◆ **AIM**:
Identify the lines that contain the word "with" and copy each one.

◆ **RECORDED DATA**:

::::::::

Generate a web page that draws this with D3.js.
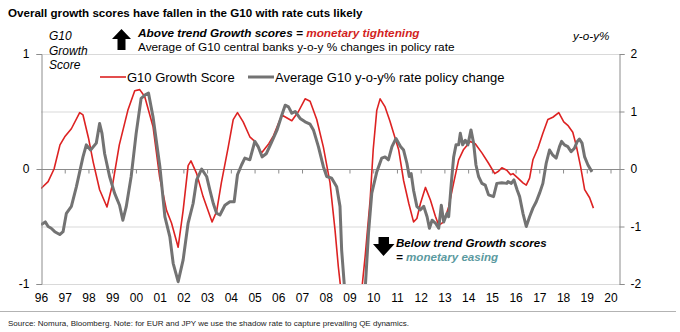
<!DOCTYPE html>
<html>
<head>
<meta charset="utf-8">
<script src="https://cdn.jsdelivr.net/npm/d3@7/dist/d3.min.js"></script>
<style>
  html, body { margin: 0; padding: 0; background: #fff; }
  svg { display: block; font-family: Arial, "Liberation Sans", sans-serif; }
</style>
</head>
<body>
<div id="chart"></div>
<script>
// G10 growth score (left axis), [decimal year, value]
const growthScore = [
  [1996.0, -0.17], [1996.3, -0.11], [1996.55, 0.0], [1996.8, 0.21], [1997.0, 0.28],
  [1997.28, 0.35], [1997.63, 0.49], [1997.77, 0.47], [1998.0, 0.27], [1998.2, 0.06],
  [1998.47, -0.18], [1998.78, -0.33], [1999.03, -0.12], [1999.3, 0.21], [1999.66, 0.51],
  [1999.95, 0.68], [2000.16, 0.69], [2000.37, 0.63], [2000.72, 0.37], [2001.0, -0.07],
  [2001.29, -0.36], [2001.5, -0.47], [2001.78, -0.68], [2001.99, -0.36], [2002.2, 0.03],
  [2002.32, 0.07], [2002.56, -0.04], [2002.83, -0.24], [2003.21, -0.46], [2003.4, -0.37],
  [2003.6, -0.12], [2003.89, 0.19], [2004.1, 0.43], [2004.28, 0.49], [2004.52, 0.41],
  [2004.8, 0.28], [2005.01, 0.24], [2005.29, 0.14], [2005.6, 0.22], [2005.8, 0.29],
  [2006.15, 0.47], [2006.57, 0.42], [2006.85, 0.5], [2007.13, 0.61], [2007.34, 0.59],
  [2007.62, 0.43], [2007.9, 0.19], [2008.18, -0.12], [2008.39, -0.53], [2008.53, -0.85],
  [2009.1, -1.9], [2009.66, -0.76], [2009.87, -0.27], [2010.0, 0.17], [2010.15, 0.51],
  [2010.29, 0.61], [2010.5, 0.54], [2010.7, 0.42], [2010.86, 0.31], [2011.07, 0.17],
  [2011.28, -0.1], [2011.5, -0.3], [2011.7, -0.46], [2011.84, -0.43], [2011.99, -0.3],
  [2012.2, -0.16], [2012.41, -0.27], [2012.62, -0.41], [2012.76, -0.49], [2012.97, -0.46],
  [2013.18, -0.33], [2013.39, -0.12], [2013.6, 0.08], [2013.81, 0.17], [2014.09, 0.24],
  [2014.3, 0.22], [2014.58, 0.14], [2014.86, 0.05], [2015.12, -0.04], [2015.28, -0.02],
  [2015.42, 0.01], [2015.63, -0.01], [2015.79, -0.05], [2015.89, -0.04], [2016.1, -0.08],
  [2016.31, -0.12], [2016.45, -0.14], [2016.59, -0.08], [2016.73, 0.08], [2016.94, 0.18],
  [2017.15, 0.31], [2017.36, 0.43], [2017.57, 0.45], [2017.82, 0.49], [2018.03, 0.41],
  [2018.2, 0.38], [2018.41, 0.32], [2018.55, 0.21], [2018.74, 0.02], [2018.91, -0.18],
  [2019.12, -0.25], [2019.28, -0.34]
];

// average G10 y-o-y% policy rate change (right axis), [decimal year, value]
const policyChange = [
  [1996.0, -0.97], [1996.18, -0.92], [1996.3, -1.0], [1996.43, -1.03], [1996.58, -1.09],
  [1996.79, -1.14], [1996.93, -1.09], [1997.07, -0.77], [1997.28, -0.65], [1997.49, -0.31],
  [1997.63, -0.05], [1997.77, 0.21], [1997.91, 0.42], [1998.09, 0.33], [1998.33, 0.45],
  [1998.47, 0.79], [1998.57, 0.62], [1998.68, 0.27], [1998.89, -0.13], [1999.1, -0.42],
  [1999.31, -0.63], [1999.45, -0.89], [1999.59, -0.66], [1999.8, -0.13], [2000.01, 0.62],
  [2000.22, 1.23], [2000.39, 1.29], [2000.53, 1.32], [2000.72, 0.91], [2001.01, 0.04],
  [2001.22, -0.83], [2001.43, -1.18], [2001.57, -1.64], [2001.78, -1.96], [2001.99, -1.58],
  [2002.2, -0.94], [2002.41, -0.6], [2002.56, -0.19], [2002.77, 0.0], [2002.98, -0.13],
  [2003.12, -0.37], [2003.26, -0.6], [2003.4, -0.77], [2003.54, -0.8], [2003.75, -0.63],
  [2003.96, -0.57], [2004.14, -0.57], [2004.28, -0.1], [2004.45, 0.07], [2004.59, 0.19],
  [2004.8, 0.16], [2005.01, 0.48], [2005.15, 0.39], [2005.32, 0.21], [2005.5, 0.27],
  [2005.71, 0.46], [2005.94, 0.67], [2006.15, 0.94], [2006.29, 1.11], [2006.43, 1.08],
  [2006.57, 0.97], [2006.71, 1.0], [2006.92, 0.88], [2007.13, 0.82], [2007.34, 0.78],
  [2007.48, 0.68], [2007.69, 0.39], [2007.9, 0.04], [2008.04, -0.13], [2008.25, -0.16],
  [2008.46, -0.31], [2008.6, -0.65], [2008.67, -1.41], [2009.2, -4.3], [2009.66, -2.1],
  [2009.8, -1.12], [2009.94, -0.42], [2010.15, -0.05], [2010.36, 0.19], [2010.5, 0.21],
  [2010.64, 0.16], [2010.79, 0.39], [2010.96, 0.53], [2011.15, 0.39], [2011.28, 0.33],
  [2011.42, 0.1], [2011.52, -0.13], [2011.6, -0.08], [2011.7, -0.37], [2011.84, -0.65],
  [2011.99, -0.71], [2012.13, -0.65], [2012.27, -0.83], [2012.37, -1.03], [2012.48, -0.89],
  [2012.62, -0.94], [2012.76, -1.03], [2012.87, -0.63], [2012.97, -0.92], [2013.11, -0.77],
  [2013.18, -0.83], [2013.29, -0.25], [2013.39, 0.21], [2013.49, 0.42], [2013.6, 0.42],
  [2013.67, 0.62], [2013.77, 0.42], [2013.88, 0.5], [2013.99, 0.42], [2014.12, 0.68],
  [2014.23, 0.45], [2014.33, 0.07], [2014.44, -0.13], [2014.58, -0.25], [2014.72, -0.28],
  [2014.86, -0.45], [2015.07, -0.48], [2015.21, -0.25], [2015.42, -0.24], [2015.63, -0.25],
  [2015.68, -0.22], [2015.82, -0.25], [2015.93, -0.19], [2016.07, -0.37], [2016.17, -0.48],
  [2016.31, -0.77], [2016.45, -1.0], [2016.59, -0.83], [2016.73, -0.68], [2016.87, -0.57],
  [2017.01, -0.42], [2017.15, -0.25], [2017.29, 0.1], [2017.43, 0.33], [2017.57, 0.24],
  [2017.71, 0.19], [2017.85, 0.39], [2017.94, 0.48], [2018.06, 0.42], [2018.2, 0.39],
  [2018.34, 0.3], [2018.48, 0.36], [2018.6, 0.48], [2018.69, 0.52], [2018.8, 0.45],
  [2018.91, 0.21], [2019.05, 0.07], [2019.22, -0.05]
];

const years = d3.range(1996, 2021);
const leftTicks = [-1, 0, 1];
const rightTicks = [-2, -1, 0, 1, 2];

const width = 680, height = 332;
const plot = { left: 41, right: 620, top: 54, bottom: 284 };

const svg = d3.select("#chart").append("svg")
  .attr("width", width)
  .attr("height", height);

const x = d3.scaleLinear().domain([1996, 2020.4]).range([plot.left, plot.right]);
const yL = d3.scaleLinear().domain([-1, 1]).range([plot.bottom, plot.top]);
const yR = d3.scaleLinear().domain([-2, 2]).range([plot.bottom, plot.top]);

// title
svg.append("text")
  .attr("x", 8).attr("y", 17)
  .attr("font-size", 11.6).attr("font-weight", "bold")
  .text("Overall growth scores have fallen in the G10 with rate cuts likely");

// gridlines (right axis units)
svg.append("g")
  .selectAll("line")
  .data(rightTicks.filter(d => d !== 0))
  .join("line")
  .attr("x1", plot.left).attr("x2", plot.right)
  .attr("y1", d => yR(d) + 0.5).attr("y2", d => yR(d) + 0.5)
  .attr("stroke", "#d9d9d9");

// zero line with year ticks
svg.append("g")
  .attr("transform", `translate(0,${yL(0) + 0.5})`)
  .call(d3.axisBottom(x).tickValues(years.slice(1)).tickSize(4).tickFormat(""))
  .call(g => g.select(".domain").attr("stroke", "#8c8c8c").attr("d", `M${plot.left},0H${plot.right}`))
  .call(g => g.selectAll(".tick line").attr("stroke", "#8c8c8c"));

// lines
svg.append("clipPath").attr("id", "clip")
  .append("rect")
  .attr("x", plot.left).attr("y", plot.top)
  .attr("width", plot.right - plot.left).attr("height", plot.bottom - plot.top);

const lineL = d3.line().x(d => x(d[0])).y(d => yL(d[1]));
const lineR = d3.line().x(d => x(d[0])).y(d => yR(d[1]));

const lines = svg.append("g").attr("clip-path", "url(#clip)");
lines.append("path")
  .datum(growthScore)
  .attr("d", lineL)
  .attr("fill", "none")
  .attr("stroke", "#dd2222")
  .attr("stroke-width", 1.6)
  .attr("stroke-linejoin", "round");
lines.append("path")
  .datum(policyChange)
  .attr("d", lineR)
  .attr("fill", "none")
  .attr("stroke", "#737373")
  .attr("stroke-width", 3)
  .attr("stroke-linejoin", "round");

// left axis
svg.append("g")
  .attr("transform", `translate(${plot.left + 0.5},0)`)
  .call(d3.axisLeft(yL).tickValues(leftTicks).tickSize(5).tickPadding(7).tickFormat(d => String(d)))
  .call(g => g.select(".domain").attr("stroke", "#8c8c8c"))
  .call(g => g.selectAll(".tick line").attr("stroke", "#8c8c8c"))
  .call(g => g.selectAll(".tick text").attr("font-size", 12).attr("fill", "#000").attr("font-family", "Arial, 'Liberation Sans', sans-serif"));

// right axis
svg.append("g")
  .attr("transform", `translate(${plot.right - 0.5},0)`)
  .call(d3.axisRight(yR).tickValues(rightTicks).tickSize(5).tickPadding(6).tickFormat(d => String(d)))
  .call(g => g.select(".domain").attr("stroke", "#8c8c8c"))
  .call(g => g.selectAll(".tick line").attr("stroke", "#8c8c8c"))
  .call(g => g.selectAll(".tick text").attr("font-size", 12).attr("fill", "#000").attr("font-family", "Arial, 'Liberation Sans', sans-serif"));

// year labels
svg.append("g")
  .attr("transform", `translate(0,${plot.bottom})`)
  .call(d3.axisBottom(x).tickValues(years).tickSize(0).tickPadding(9)
    .tickFormat(d => String(d % 100).padStart(2, "0")))
  .call(g => g.select(".domain").remove())
  .call(g => g.selectAll(".tick text").attr("font-size", 12).attr("fill", "#000").attr("font-family", "Arial, 'Liberation Sans', sans-serif"));

// axis titles
const leftTitle = svg.append("text")
  .attr("font-size", 12).attr("font-style", "italic");
["G10", "Growth", "Score"].forEach((t, i) => {
  leftTitle.append("tspan").attr("x", 49).attr("y", 40 + i * 14.5).text(t);
});
svg.append("text")
  .attr("x", 573).attr("y", 40)
  .attr("font-size", 11.7).attr("font-style", "italic")
  .text("y-o-y%");

// legend
const legend = svg.append("g").attr("transform", "translate(100,77)");
[
  { label: "G10 Growth Score", color: "#dd2222", w: 1.6, dx: 0 },
  { label: "Average G10 y-o-y% rate policy change", color: "#737373", w: 3, dx: 148 }
].forEach(d => {
  const g = legend.append("g").attr("transform", `translate(${d.dx},0)`);
  g.append("line").attr("x1", 0).attr("x2", 26)
    .attr("stroke", d.color).attr("stroke-width", d.w);
  g.append("text").attr("x", 27).attr("y", 4.5)
    .attr("font-size", 13).text(d.label);
});

// arrows
const arrow = d3.line();
svg.append("path")
  .attr("d", arrow([[121.5, 29], [131, 39], [125.5, 39], [125.5, 50], [117.5, 50], [117.5, 39], [112, 39]]) + "Z")
  .attr("fill", "#000");
svg.append("path")
  .attr("d", arrow([[378.5, 237], [389, 237], [389, 244], [394.5, 244], [383.5, 256], [373, 244], [378.5, 244]]) + "Z")
  .attr("fill", "#000");

// annotations
const aboveNote = svg.append("text")
  .attr("x", 138).attr("y", 37)
  .attr("font-size", 11.8).attr("font-weight", "bold").attr("font-style", "italic");
aboveNote.append("tspan").text("Above trend Growth scores = ");
aboveNote.append("tspan").attr("fill", "#d21f1f").text("monetary tightening");
svg.append("text")
  .attr("x", 138).attr("y", 51)
  .attr("font-size", 11.8)
  .text("Average of G10 central banks y-o-y % changes in policy rate");

svg.append("text")
  .attr("x", 396).attr("y", 247)
  .attr("font-size", 11.6).attr("font-weight", "bold").attr("font-style", "italic")
  .text("Below trend Growth scores");
const belowNote = svg.append("text")
  .attr("x", 396).attr("y", 261)
  .attr("font-size", 11.6).attr("font-weight", "bold").attr("font-style", "italic");
belowNote.append("tspan").text("= ");
belowNote.append("tspan").attr("fill", "#5b9aa0").text("monetary easing");

// footer
svg.append("line")
  .attr("x1", 0).attr("x2", 676)
  .attr("y1", 311.5).attr("y2", 311.5)
  .attr("stroke", "#b3b3b3");
svg.append("text")
  .attr("x", 8).attr("y", 326)
  .attr("font-size", 8)
  .attr("fill", "#222")
  .text("Source: Nomura, Bloomberg. Note: for EUR and JPY we use the shadow rate to capture prevailing QE dynamics.");
</script>
</body>
</html>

::::::::

◆ **COMPLETE ANSWER**:
Generate a web page that draws this with D3.js.
  .text("Overall growth scores have fallen in the G10 with rate cuts likely");
// zero line with year ticks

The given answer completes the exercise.